Data segment:
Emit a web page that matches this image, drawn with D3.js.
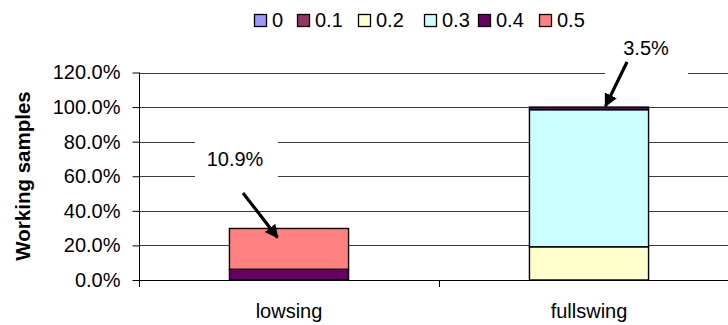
<!DOCTYPE html>
<html>
<head>
<meta charset="utf-8">
<script src="https://cdn.jsdelivr.net/npm/d3@7"></script>
<style>
  html, body { margin: 0; padding: 0; background: #fff; }
  svg { display: block; font-family: "Liberation Sans", Arial, sans-serif; }
</style>
</head>
<body>
<svg id="chart" width="728" height="325"></svg>
<script>
// Categories and stacked series (share of working samples, %)
const categories = ["lowsing", "fullswing"];
const seriesNames = ["0", "0.1", "0.2", "0.3", "0.4", "0.5"];
const seriesColors = ["#9999FF", "#993366", "#FFFFCC", "#CCFFFF", "#660066", "#FF8080"];
const values0  = [0, 0];
const values01 = [0, 0];
const values02 = [0, 19.2];
const values03 = [0, 79.3];
const values04 = [6.2, 1.5];
const values05 = [23.6, 0];
const yTicks = [0, 0.2, 0.4, 0.6, 0.8, 1.0, 1.2];
const yTitle = "Working samples";
// Callout notes: text, category, series the arrow points to
const notes = [
  { text: "10.9%", category: "lowsing", series: "0.5" },
  { text: "3.5%", category: "fullswing", series: "0.4" }
];

const seriesValues = [values0, values01, values02, values03, values04, values05];
const rows = categories.map((c, i) => {
  const r = { category: c };
  seriesNames.forEach((s, k) => { r[s] = seriesValues[k][i] / 100; });
  return r;
});
const stacked = d3.stack().keys(seriesNames)(rows);

const svg = d3.select("#chart");
const plot = { left: 139, right: 739, top: 72.5, bottom: 280 };

const x = d3.scaleBand().domain(categories).range([plot.left, plot.right]).padding(0);
const y = d3.scaleLinear().domain([0, 1.2]).range([plot.bottom, plot.top]);
const color = d3.scaleOrdinal().domain(seriesNames).range(seriesColors);
const barW = x.bandwidth() * 0.397;
const barX = c => x(c) + (x.bandwidth() - barW) / 2;

// Gridlines
svg.append("g")
  .selectAll("line")
  .data(yTicks.filter(t => t > 0))
  .join("line")
  .attr("x1", plot.left).attr("x2", plot.right)
  .attr("y1", d => Math.round(y(d)) + 0.5).attr("y2", d => Math.round(y(d)) + 0.5)
  .attr("stroke", "#3a3a3a").attr("stroke-width", 1);

// Stacked bars
svg.append("g")
  .selectAll("g")
  .data(stacked)
  .join("g")
  .attr("fill", d => color(d.key))
  .selectAll("rect")
  .data(d => d.filter(p => p[1] - p[0] > 0))
  .join("rect")
  .attr("x", d => barX(d.data.category))
  .attr("y", d => y(d[1]))
  .attr("width", barW)
  .attr("height", d => y(d[0]) - y(d[1]))
  .attr("stroke", "#000")
  .attr("stroke-width", 1.4);

// Y axis
const yAxis = d3.axisLeft(y).tickValues(yTicks).tickFormat(d3.format(".1%")).tickSize(7).tickPadding(12);
const yg = svg.append("g").attr("transform", `translate(${plot.left + 0.5},0)`).call(yAxis);
yg.select(".domain").remove();
yg.selectAll(".tick line").attr("stroke", "#000");
yg.selectAll(".tick text")
  .attr("font-size", 20).attr("fill", "#000")
  .attr("font-family", "Liberation Sans, Arial, sans-serif");
svg.append("line")
  .attr("x1", plot.left + 0.5).attr("x2", plot.left + 0.5)
  .attr("y1", plot.top).attr("y2", plot.bottom + 7)
  .attr("stroke", "#000");

// X axis with category boundary ticks
svg.append("line")
  .attr("x1", plot.left).attr("x2", plot.right)
  .attr("y1", plot.bottom + 0.5).attr("y2", plot.bottom + 0.5)
  .attr("stroke", "#000");
svg.append("g")
  .selectAll("line")
  .data(categories.slice(1))
  .join("line")
  .attr("x1", d => x(d) + 0.5).attr("x2", d => x(d) + 0.5)
  .attr("y1", plot.bottom).attr("y2", plot.bottom + 7)
  .attr("stroke", "#000");
svg.append("g")
  .selectAll("text")
  .data(categories)
  .join("text")
  .attr("x", d => x(d) + x.bandwidth() / 2)
  .attr("y", 318)
  .attr("text-anchor", "middle")
  .attr("font-size", 20)
  .text(d => d);

// Y axis title
svg.append("text")
  .attr("transform", "translate(30,176) rotate(-90)")
  .attr("text-anchor", "middle")
  .attr("font-size", 20.5)
  .attr("font-weight", "bold")
  .text(yTitle);

// Legend
const legendX = [254, 297, 358, 424, 478, 539];
const lg = svg.append("g")
  .selectAll("g")
  .data(seriesNames)
  .join("g")
  .attr("transform", (d, i) => `translate(${legendX[i]},14)`);
lg.append("rect")
  .attr("x", 0.5).attr("y", 0.5)
  .attr("width", 12).attr("height", 12)
  .attr("fill", d => color(d))
  .attr("stroke", "#000").attr("stroke-width", 1.3);
lg.append("text")
  .attr("x", 18).attr("y", 13)
  .attr("font-size", 20)
  .text(d => d);

// Callouts with arrows
const topOf = (cat, ser) => {
  const layer = stacked.find(s => s.key === ser);
  const p = layer[categories.indexOf(cat)];
  return { cx: barX(cat) + barW / 2, top: y(p[1]) };
};
const calloutLayout = [
  { box: [195, 122, 83, 73], tx: 235, ty: 166, tail: [243, 193], tipDx: -11.5, tipDy: 9 },
  { box: [605, 30, 83, 48], tx: 646, ty: 55, tail: [627, 62], tipDx: 16.5, tipDy: -1 }
];
const defs = svg.append("defs");
defs.append("marker")
  .attr("id", "head")
  .attr("viewBox", "0 0 10 10")
  .attr("refX", 9).attr("refY", 5)
  .attr("markerWidth", 4.2).attr("markerHeight", 4.2)
  .attr("markerUnits", "strokeWidth")
  .attr("orient", "auto")
  .append("path").attr("d", "M0,0 L10,5 L0,10 z").attr("fill", "#000");

notes.forEach((n, i) => {
  const L = calloutLayout[i];
  const t = topOf(n.category, n.series);
  const tip = [t.cx + L.tipDx, t.top + L.tipDy];
  svg.append("rect")
    .attr("x", L.box[0]).attr("y", L.box[1])
    .attr("width", L.box[2]).attr("height", L.box[3])
    .attr("fill", "#fff");
  svg.append("text")
    .attr("x", L.tx).attr("y", L.ty)
    .attr("text-anchor", "middle")
    .attr("font-size", 20)
    .text(n.text);
  svg.append("line")
    .attr("x1", L.tail[0]).attr("y1", L.tail[1])
    .attr("x2", tip[0]).attr("y2", tip[1])
    .attr("stroke", "#000").attr("stroke-width", 3.2)
    .attr("marker-end", "url(#head)");
});
</script>
</body>
</html>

Work to do: Produce an exact copy of each line of data, skipping embedded images.

Finished exercise:
Emit a web page that matches this image, drawn with D3.js.
<!DOCTYPE html>
<html>
<head>
<meta charset="utf-8">
<script src="https://cdn.jsdelivr.net/npm/d3@7"></script>
<style>
  html, body { margin: 0; padding: 0; background: #fff; }
  svg { display: block; font-family: "Liberation Sans", Arial, sans-serif; }
</style>
</head>
<body>
<svg id="chart" width="728" height="325"></svg>
<script>
// Categories and stacked series (share of working samples, %)
const categories = ["lowsing", "fullswing"];
const seriesNames = ["0", "0.1", "0.2", "0.3", "0.4", "0.5"];
const seriesColors = ["#9999FF", "#993366", "#FFFFCC", "#CCFFFF", "#660066", "#FF8080"];
const values0  = [0, 0];
const values01 = [0, 0];
const values02 = [0, 19.2];
const values03 = [0, 79.3];
const values04 = [6.2, 1.5];
const values05 = [23.6, 0];
const yTicks = [0, 0.2, 0.4, 0.6, 0.8, 1.0, 1.2];
const yTitle = "Working samples";
// Callout notes: text, category, series the arrow points to
const notes = [
  { text: "10.9%", category: "lowsing", series: "0.5" },
  { text: "3.5%", category: "fullswing", series: "0.4" }
];

const seriesValues = [values0, values01, values02, values03, values04, values05];
const rows = categories.map((c, i) => {
  const r = { category: c };
  seriesNames.forEach((s, k) => { r[s] = seriesValues[k][i] / 100; });
  return r;
});
const stacked = d3.stack().keys(seriesNames)(rows);

const svg = d3.select("#chart");
const plot = { left: 139, right: 739, top: 72.5, bottom: 280 };

const x = d3.scaleBand().domain(categories).range([plot.left, plot.right]).padding(0);
const y = d3.scaleLinear().domain([0, 1.2]).range([plot.bottom, plot.top]);
const color = d3.scaleOrdinal().domain(seriesNames).range(seriesColors);
const barW = x.bandwidth() * 0.397;
const barX = c => x(c) + (x.bandwidth() - barW) / 2;

// Gridlines
svg.append("g")
  .selectAll("line")
  .data(yTicks.filter(t => t > 0))
  .join("line")
  .attr("x1", plot.left).attr("x2", plot.right)
  .attr("y1", d => Math.round(y(d)) + 0.5).attr("y2", d => Math.round(y(d)) + 0.5)
  .attr("stroke", "#3a3a3a").attr("stroke-width", 1);

// Stacked bars
svg.append("g")
  .selectAll("g")
  .data(stacked)
  .join("g")
  .attr("fill", d => color(d.key))
  .selectAll("rect")
  .data(d => d.filter(p => p[1] - p[0] > 0))
  .join("rect")
  .attr("x", d => barX(d.data.category))
  .attr("y", d => y(d[1]))
  .attr("width", barW)
  .attr("height", d => y(d[0]) - y(d[1]))
  .attr("stroke", "#000")
  .attr("stroke-width", 1.4);

// Y axis
const yAxis = d3.axisLeft(y).tickValues(yTicks).tickFormat(d3.format(".1%")).tickSize(7).tickPadding(12);
const yg = svg.append("g").attr("transform", `translate(${plot.left + 0.5},0)`).call(yAxis);
yg.select(".domain").remove();
yg.selectAll(".tick line").attr("stroke", "#000");
yg.selectAll(".tick text")
  .attr("font-size", 20).attr("fill", "#000")
  .attr("font-family", "Liberation Sans, Arial, sans-serif");
svg.append("line")
  .attr("x1", plot.left + 0.5).attr("x2", plot.left + 0.5)
  .attr("y1", plot.top).attr("y2", plot.bottom + 7)
  .attr("stroke", "#000");

// X axis with category boundary ticks
svg.append("line")
  .attr("x1", plot.left).attr("x2", plot.right)
  .attr("y1", plot.bottom + 0.5).attr("y2", plot.bottom + 0.5)
  .attr("stroke", "#000");
svg.append("g")
  .selectAll("line")
  .data(categories.slice(1))
  .join("line")
  .attr("x1", d => x(d) + 0.5).attr("x2", d => x(d) + 0.5)
  .attr("y1", plot.bottom).attr("y2", plot.bottom + 7)
  .attr("stroke", "#000");
svg.append("g")
  .selectAll("text")
  .data(categories)
  .join("text")
  .attr("x", d => x(d) + x.bandwidth() / 2)
  .attr("y", 318)
  .attr("text-anchor", "middle")
  .attr("font-size", 20)
  .text(d => d);

// Y axis title
svg.append("text")
  .attr("transform", "translate(30,176) rotate(-90)")
  .attr("text-anchor", "middle")
  .attr("font-size", 20.5)
  .attr("font-weight", "bold")
  .text(yTitle);

// Legend
const legendX = [254, 297, 358, 424, 478, 539];
const lg = svg.append("g")
  .selectAll("g")
  .data(seriesNames)
  .join("g")
  .attr("transform", (d, i) => `translate(${legendX[i]},14)`);
lg.append("rect")
  .attr("x", 0.5).attr("y", 0.5)
  .attr("width", 12).attr("height", 12)
  .attr("fill", d => color(d))
  .attr("stroke", "#000").attr("stroke-width", 1.3);
lg.append("text")
  .attr("x", 18).attr("y", 13)
  .attr("font-size", 20)
  .text(d => d);

// Callouts with arrows
const topOf = (cat, ser) => {
  const layer = stacked.find(s => s.key === ser);
  const p = layer[categories.indexOf(cat)];
  return { cx: barX(cat) + barW / 2, top: y(p[1]) };
};
const calloutLayout = [
  { box: [195, 122, 83, 73], tx: 235, ty: 166, tail: [243, 193], tipDx: -11.5, tipDy: 9 },
  { box: [605, 30, 83, 48], tx: 646, ty: 55, tail: [627, 62], tipDx: 16.5, tipDy: -1 }
];
const defs = svg.append("defs");
defs.append("marker")
  .attr("id", "head")
  .attr("viewBox", "0 0 10 10")
  .attr("refX", 9).attr("refY", 5)
  .attr("markerWidth", 4.2).attr("markerHeight", 4.2)
  .attr("markerUnits", "strokeWidth")
  .attr("orient", "auto")
  .append("path").attr("d", "M0,0 L10,5 L0,10 z").attr("fill", "#000");

notes.forEach((n, i) => {
  const L = calloutLayout[i];
  const t = topOf(n.category, n.series);
  const tip = [t.cx + L.tipDx, t.top + L.tipDy];
  svg.append("rect")
    .attr("x", L.box[0]).attr("y", L.box[1])
    .attr("width", L.box[2]).attr("height", L.box[3])
    .attr("fill", "#fff");
  svg.append("text")
    .attr("x", L.tx).attr("y", L.ty)
    .attr("text-anchor", "middle")
    .attr("font-size", 20)
    .text(n.text);
  svg.append("line")
    .attr("x1", L.tail[0]).attr("y1", L.tail[1])
    .attr("x2", tip[0]).attr("y2", tip[1])
    .attr("stroke", "#000").attr("stroke-width", 3.2)
    .attr("marker-end", "url(#head)");
});
</script>
</body>
</html>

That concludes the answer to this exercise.